Phil Hughes carved up a lineup for the second straight outing, and this time the New York Yankees actually gave him some run support to reward him for his efforts.
Hughes appears to be finding himself on the mound of late, and it couldn't come at a better time for the Yankees with Hiroki Kuroda suddenly ailing.
Robinson Cano homered for the third straight game and Hughes gave up one run on six hits in seven innings, lifting the Yankees to a 7-3 victory over the Minnesota Twins on Tuesday night.
Hughes (4-7) struck out three and walked two.
"You want to keep that ball rolling," said Hughes, who gave up two runs in eight innings of a 2-0 loss to Kansas City last week. "Hopefully it's the start of a good stretch I can roll off here."
Kuroda left the Twin Cities to get an MRI on his left hip flexor. Manager Joe Girardi said the test came back clean, but Kuroda will miss his next scheduled start on Friday as a precaution. Ivan Nova will start in his place and Kuroda will be evaluated after that.
"He was a little tender after the game Sunday," Girardi said. "It's good news. He said he felt better today, but we thought we'd get it checked out."
Kuroda is 7-6 with a rotation-leading 2.95 ERA this season.

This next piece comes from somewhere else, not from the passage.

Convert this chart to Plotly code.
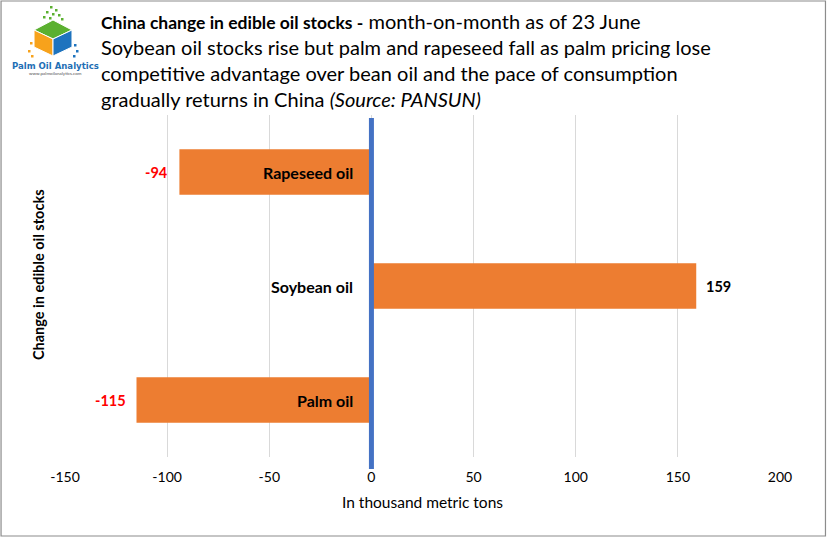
import plotly.graph_objects as go

categories = ["Palm oil", "Soybean oil", "Rapeseed oil"]
values = [-115, 159, -94]
tick_vals = [-150, -100, -50, 0, 50, 100, 150, 200]
tick_text = ["-150", "-100", "-50", "0", "50", "100", "150", "200"]

W, H = 828, 539
L, R, T, B = 65, 47.5, 115, 82
pw, ph = W - L - R, H - T - B

def px(x):
    return (x - L) / pw

def py(y):
    return (H - B - y) / ph

FONT = "Lato, Carlito, Calibri, sans-serif"

fig = go.Figure()
fig.add_trace(go.Bar(
    x=values, y=categories, orientation="h",
    marker=dict(color="#ED7D31", line=dict(width=0)),
    width=0.4, hoverinfo="skip"
))

annotations = []
for c, v in zip(categories, values):
    annotations.append(dict(
        x=0, y=c, xref="x", yref="y", text="<b>%s</b>" % c, showarrow=False,
        xanchor="right", xshift=-16, font=dict(size=16, color="black", family=FONT)
    ))
    annotations.append(dict(
        x=v, y=c, xref="x", yref="y", text="<b>%d</b>" % v, showarrow=False,
        xanchor="right" if v < 0 else "left", xshift=-9 if v < 0 else 8,
        font=dict(size=14.5, color="#FF0000" if v < 0 else "black", family=FONT)
    ))

title_html = ("<b><span style=\"font-size:17.5px\">China change in edible oil stocks -</span></b> month-on-month as of 23 June<br>"
              "Soybean oil stocks rise but palm and rapeseed fall as palm pricing lose<br>"
              "competitive advantage over bean oil and the pace of consumption<br>"
              "gradually returns in China <i>(Source: PANSUN)</i>")
annotations.append(dict(
    x=px(99), y=py(7), xref="paper", yref="paper", text=title_html, showarrow=False,
    xanchor="left", yanchor="top", align="left",
    font=dict(size=20, color="black", family=FONT)
))
annotations.append(dict(
    x=px(38), y=py(275), xref="paper", yref="paper", text="<b>Change in edible oil stocks</b>",
    showarrow=False, textangle=-90, xanchor="center", yanchor="middle",
    font=dict(size=14.5, color="black", family=FONT)
))
annotations.append(dict(
    x=px(55), y=py(65), xref="paper", yref="paper", text="<b>Palm Oil Analytics</b>",
    showarrow=False, xanchor="center", yanchor="middle",
    font=dict(size=9.5, color="#1F6FB5", family="DejaVu Sans Condensed, Liberation Sans Narrow, sans-serif")
))
annotations.append(dict(
    x=px(55), y=py(73), xref="paper", yref="paper", text="www.palmoilanalytics.com",
    showarrow=False, xanchor="center", yanchor="middle",
    font=dict(size=4.5, color="#555", family=FONT)
))

def poly(pts, color):
    path = "M " + " L ".join("%f,%f" % (px(a), py(b)) for a, b in pts) + " Z"
    return dict(type="path", xref="paper", yref="paper", path=path,
                fillcolor=color, line=dict(color="white", width=1))

def dot(x, y, color, s=2.5):
    return dict(type="rect", xref="paper", yref="paper", x0=px(x), x1=px(x + s),
                y0=py(y + s), y1=py(y), fillcolor=color, line=dict(width=0))

shapes = [
    dict(type="rect", xref="paper", yref="paper", x0=px(1), x1=px(826), y0=py(536), y1=py(1),
         line=dict(color="#8C8C8C", width=1.2), fillcolor="rgba(0,0,0,0)", layer="below"),
    dict(type="line", xref="x", yref="paper", x0=0, x1=0, y0=py(469), y1=py(118),
         line=dict(color="#4472C4", width=5)),
    poly([(34, 30), (53, 20), (72, 30), (53, 39)], "#5BB030"),
    poly([(34, 30), (53, 39), (53, 56), (34, 47)], "#F7A21B"),
    poly([(53, 39), (72, 30), (72, 47), (53, 56)], "#1E73BE"),
]
for (dx, dy) in [(50, 6), (55, 9), (46, 11), (52, 13), (58, 14), (43, 16), (61, 18), (49, 17)]:
    shapes.append(dot(dx, dy, "#5BB030"))
for (dx, dy) in [(30, 42), (28, 50), (31, 55)]:
    shapes.append(dot(dx, dy, "#F7A21B"))
for (dx, dy) in [(74, 44), (76, 50), (73, 55)]:
    shapes.append(dot(dx, dy, "#1E73BE"))

fig.update_layout(
    width=W, height=H,
    margin=dict(l=L, r=R, t=T, b=B),
    paper_bgcolor="white", plot_bgcolor="white",
    showlegend=False,
    font=dict(family=FONT, color="black"),
    xaxis=dict(
        range=[-150, 200], tickvals=tick_vals, ticktext=tick_text,
        showgrid=True, gridcolor="#D9D9D9", gridwidth=1, zeroline=False,
        showline=False, ticks="", ticklabelstandoff=10,
        tickfont=dict(size=14, color="black", family=FONT),
        title=dict(text="In thousand metric tons", font=dict(size=15.5, color="black", family=FONT), standoff=13),
        fixedrange=True
    ),
    yaxis=dict(
        categoryorder="array", categoryarray=categories,
        showticklabels=False, showgrid=False, zeroline=False, showline=False, ticks="",
        range=[-0.5, 2.5], fixedrange=True
    ),
    annotations=annotations,
    shapes=shapes,
)

fig.write_html("out.html", config={"displayModeBar": False},
               post_script="document.body.style.margin='0';document.body.style.overflow='hidden';")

Cano followed up a two-homer performance Monday by going 2 for 4 with three RBIs and Alberto Gonzalez had two hits and three RBIs as well for the Yankees. New York has broken out for 17 runs in the first two games of the series to snap a five-game skid.
Samuel Deduno (4-3) gave up three runs on five hits in six innings for the Twins. Brian Dozier had a two-run double in the ninth, but the Twins couldn't get much going against Hughes and lost for the eighth time in 11 games.
Mariano Rivera got one out in the ninth for his 27th save.
Hughes entered the outing with three straight losses, tying the longest skid of his career. But the Yankees did not give him a single run of support in his previous two starts. Without injured stars Derek Jeter, Alex Rodriguez, Mark Teixeira and Curtis Granderson, the Yankees have struggled mightily to sustain any kind of offense.
They made up for it on Tuesday.
Cano is the only mainstay still standing, and he's starting to put this nameless lineup on his back. He has hit four homers in the last three games, the last one a 405-foot, three-run drive onto the veranda behind the right field bleachers that broke the game open in New York's four-run seventh inning.
But it was the light-hitting Gonzalez who got the Yankees going. Starting at shortstop for the injured Jayson Nix, Gonzalez had not driven in a run since joining the Yankees from the Chicago Cubs.
Gonzalez got on the board with a two-run double down the right field line in the fifth inning. Deduno then misplayed a slow roller up the first baseline from Ichiro Suzuki, bobbling the ball just before it was set to roll foul and allowing Gonzalez to score for a 3-1 lead.
Gonzalez then made a superb play in the field, running on a dead sprint with his back to home plate and laying out at the last second to snare a shallow pop fly from Joe Mauer that would have dropped in for a bloop single.
"I feel very happy, very pleased to finally get the opportunity to be able to support my team," Gonzalez said through an interpreter. "Finally, the moment I was waiting for."
Mauer snapped an 0-for-18 skid with an RBI single in the third inning to get the Twins on top 1-0.
The Twins had a golden chance to extend the lead in the fourth inning when they opened with runners on second and third and none out. But Hughes steadied himself, striking out Chris Parmelee and Aaron Hicks and getting Pedro Florimon to groundout to end the inning unscathed.
"To get out of that inning it felt like it really swung the momentum in our favor just to get out of that inning without putting up a score and give our guys a chance to come back from that," Hughes said.
Twins manager Ron Gardenhire agreed.
"That took the wind out of our sails," he said.
Hughes only allowed two baserunners the rest of the way to pick up just his second victory since May 10.